Channel 4’s new relationship with SkyBet was penned after it made a costly exit from the spectacularly unsuccessful Attheraces venture early last year and it is beginning to pay off. Like Five, Channel 4 has a revenue-share deal with SkyBet that includes a minimum guarantee.

Paul Whitehead, Channel 4’s head of business development, insists the deal with SkyBet to supply the betting for its live horse racing coverage is “going well” but he declined to provide any numbers.

“The key for us is, yes, getting a commercial return, but we have also learned that it is important to support the programmes on TV,” says Whitehead. “SkyBet would love to offer odds on any programme and on any show, whereas for us there have to be some editorial considerations.

“We would only add betting where we think it is contextual to the show and we think it adds some value for the viewing public.”

Clearly, it’s important to tie betting in with the programme but it is also important to make the process of betting easy for viewers because many iTV gamblers are not seasoned punters.

One reason SkyBet is an attractive partner for both Channel 4 and Five is because it already has 400,000 registered SkyBet customers. “What we want to avoid at Channel 4 is people going onto the SkyBet service and then changing the channel if, for example, they want to place a bet on a Premiere League game,” says Whitehead.

The 2002 deal between ITV and pools company Littlewoods has had a slow start. “They tried to put internet-style games on the TV but people go to the internet to do that,” says Paul Leyland, an equities analyst at Seymour Pierce brokerage in London.

“It’s also taken ITV a while to back interactive TV properly so there has been a skills gap between ITV and Sportech (the parent of Littlewoods) in that there hasn’t been content-led development. There also hasn’t been the necessary marketing spend.”

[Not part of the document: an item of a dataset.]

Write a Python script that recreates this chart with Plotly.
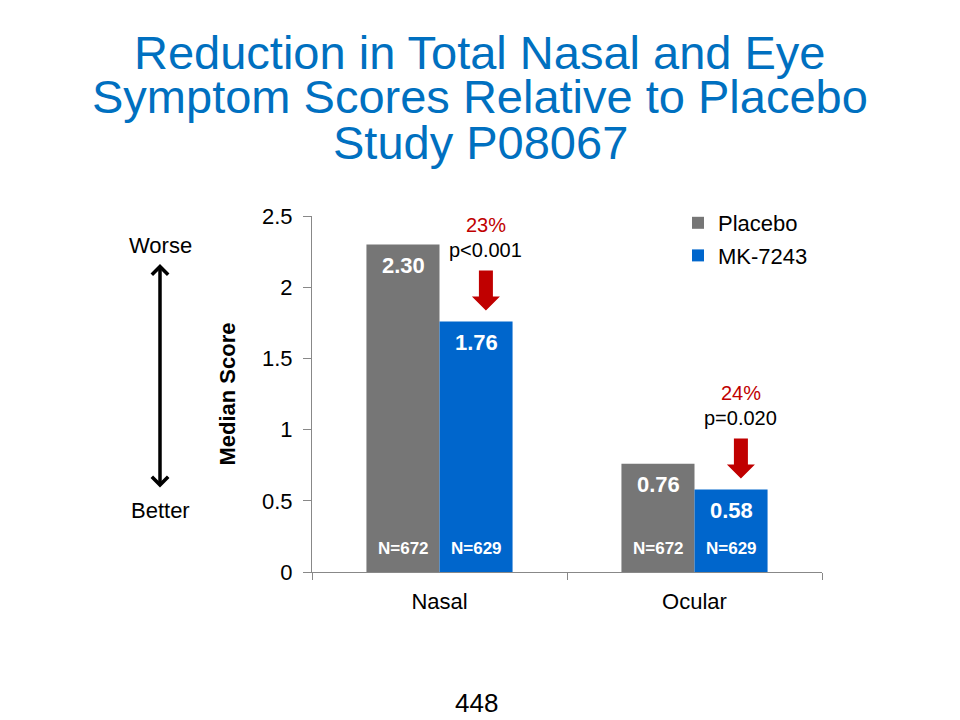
import plotly.graph_objects as go

categories = ["Nasal", "Ocular"]
placebo = [2.30, 0.76]
mk7243 = [1.76, 0.58]
n_placebo = [672, 672]
n_mk = [629, 629]
reductions = ["23%", "24%"]
pvalues = ["p<0.001", "p=0.020"]
title_lines = ["Reduction in Total Nasal and Eye",
               "Symptom Scores Relative to Placebo",
               "Study P08067"]
ytick_vals = [0, 0.5, 1, 1.5, 2, 2.5]
ytick_text = ["0", "0.5", "1", "1.5", "2", "2.5"]

GRAY = "#767676"
BLUE = "#0066CC"
RED = "#C00000"
TBLUE = "#0070C0"
FONT = "Liberation Sans, Arial, sans-serif"

# plot-area geometry (pixels)
L, R, T, B = 312, 822, 216, 572
PW, PH = R - L, B - T


def px(xp):
    return (xp - L) / PW


def py(yp):
    return (B - yp) / PH


fig = go.Figure()
fig.add_trace(go.Bar(x=categories, y=placebo, name="Placebo", marker_color=GRAY,
                     marker_line_width=0, legendgroup="a"))
fig.add_trace(go.Bar(x=categories, y=mk7243, name="MK-7243", marker_color=BLUE,
                     marker_line_width=0, legendgroup="b"))

ann = []
shapes = []
for i, c in enumerate(categories):
    for val, n, dx in ((placebo[i], n_placebo[i], -36.5), (mk7243[i], n_mk[i], 36.5)):
        ann.append(dict(x=c, y=val, xref="x", yref="y", text=f"<b>{val:.2f}</b>",
                        showarrow=False, xshift=dx, yanchor="middle", yshift=-21,
                        font=dict(size=22, color="white", family=FONT)))
        ann.append(dict(x=c, y=0, xref="x", yref="y", text=f"<b>N={n}</b>",
                        showarrow=False, xshift=dx, yanchor="middle", yshift=24,
                        font=dict(size=17, color="white", family=FONT)))
    # red block arrow above the MK bar
    ax = i + 0.182
    gap = 11
    path = ("M -7,{a} L 7,{a} L 7,{b} L 14,{b} L 0,{c} L -14,{b} L -7,{b} Z"
            .format(a=gap + 40, b=gap + 14, c=gap))
    shapes.append(dict(type="path", xref="x", yref="y", xsizemode="pixel", ysizemode="pixel",
                       xanchor=ax, yanchor=mk7243[i], path=path,
                       fillcolor=RED, line=dict(width=0)))
    ann.append(dict(x=ax, y=mk7243[i], xref="x", yref="y", text=reductions[i],
                    showarrow=False, xanchor="center", yanchor="middle", yshift=gap + 40 + 45,
                    font=dict(size=20, color=RED, family=FONT)))
    ann.append(dict(x=ax, y=mk7243[i], xref="x", yref="y", text=pvalues[i],
                    showarrow=False, xanchor="center", yanchor="middle", yshift=gap + 40 + 20,
                    font=dict(size=20, color="black", family=FONT)))

# title
for k, line in enumerate(title_lines):
    ann.append(dict(x=px(480), y=py(52 + 45 * k), xref="paper", yref="paper",
                    xanchor="center", yanchor="middle", showarrow=False, text=line,
                    font=dict(size=47, color=TBLUE, family=FONT)))

# Worse / Better double arrow
ann.append(dict(x=px(160), y=py(264), xref="paper", yref="paper", ax=0, ay=225,
                showarrow=True, arrowhead=4, startarrowhead=4, arrowside="end+start",
                arrowwidth=3.5, arrowsize=0.9, startarrowsize=0.9,
                arrowcolor="black", text=""))
ann.append(dict(x=px(160), y=py(245), xref="paper", yref="paper", text="Worse",
                showarrow=False, xanchor="center", yanchor="middle",
                font=dict(size=22, color="black", family=FONT)))
ann.append(dict(x=px(160), y=py(510), xref="paper", yref="paper", text="Better",
                showarrow=False, xanchor="center", yanchor="middle",
                font=dict(size=22, color="black", family=FONT)))
ann.append(dict(x=px(476), y=py(703), xref="paper", yref="paper", text="448",
                showarrow=False, xanchor="center", yanchor="middle",
                font=dict(size=26, color="black", family=FONT)))

fig.update_layout(
    width=960, height=720,
    margin=dict(l=L, r=960 - R, t=T, b=720 - B),
    paper_bgcolor="white", plot_bgcolor="white",
    barmode="group", bargap=0.427, bargroupgap=0,
    font=dict(family=FONT, size=22, color="black"),
    showlegend=True,
    legend=dict(x=px(678), y=py(202), xanchor="left", yanchor="top",
                font=dict(size=22, family=FONT, color="black"),
                traceorder="grouped", tracegroupgap=1, bgcolor="rgba(0,0,0,0)",
                itemwidth=30),
    xaxis=dict(showline=True, linecolor="#888888", linewidth=1, ticks="outside",
               tickson="boundaries", ticklen=7, tickcolor="#888888",
               ticklabelstandoff=10,
               tickfont=dict(size=22, family=FONT), showgrid=False),
    yaxis=dict(range=[0, 2.5], tickvals=ytick_vals, ticktext=ytick_text,
               showline=True, linecolor="#888888", linewidth=1, ticks="outside",
               ticklen=8, tickcolor="#888888", showgrid=False, zeroline=False,
               ticklabelstandoff=6,
               tickfont=dict(size=22, family=FONT),
               title=dict(text="<b>Median Score</b>", font=dict(size=22, family=FONT),
                          standoff=20)),
    annotations=ann,
    shapes=shapes,
)

fig.write_html("out.html")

Leyland says ITV’s hiring of Debbie Mason should help “smooth the relationship” between the broadcaster and the gambling supplier, but much remains to be worked out in terms of technology platforms and focus. He also notes that the five-year, exclusive deal does have a “get-out” clause in 2006.

Littlewoods has gone through two CEOs since the original deal with ITV was signed in 2002 but its current acting CEO Roger Withers said in a January trading statement to the London Stock Exchange that Sportech and ITV both “remain fully committed to the ITVi opportunity.”

He added that the existing red-button service, which has only attracted 25,000 customer sign-ups since last June when it launched, would have “increased red button prominence and promotion in the coming months.”

Littlewoods and ITV are working on new product developments. These are likely to tie together the online and red-button services and full-screen games, including a snake eyes dice-style game, keno and a slots-style game set to launch this month.

But Withers sounded a cautious note. In his statement he said that “forward levels of customer activity and gross win levels remain difficult to quantify, [and] we have taken actions to ensure that the cost base and overall cash requirements in 2005 are materially lower than those in 2004.”

Jonathan Lewis, director of channels at ITV, says that he is very interested in gaming applications that naturally support ITV’s content and that this is not traditional betting on sports.

He says the focus is on entertainment, as well as new gaming opportunities that haven’t had a lot of exposure so far. “If the economics are right, we would also spin out a dedicated channel,” says Lewis. “No one knows what the silver bullet is in TV betting but if we leverage our heritage as a broadcaster we stand as much a chance of success as anyone else.

“Over the coming months we’ll try a range of formats to see what works on a number of ITV programmes.”

Television bosses are clearly gambling money on the growing potential of the business. Who will win the most in the long run is unclear but you can bet there’s more than an each-way chance that the business as a whole is on to a winner.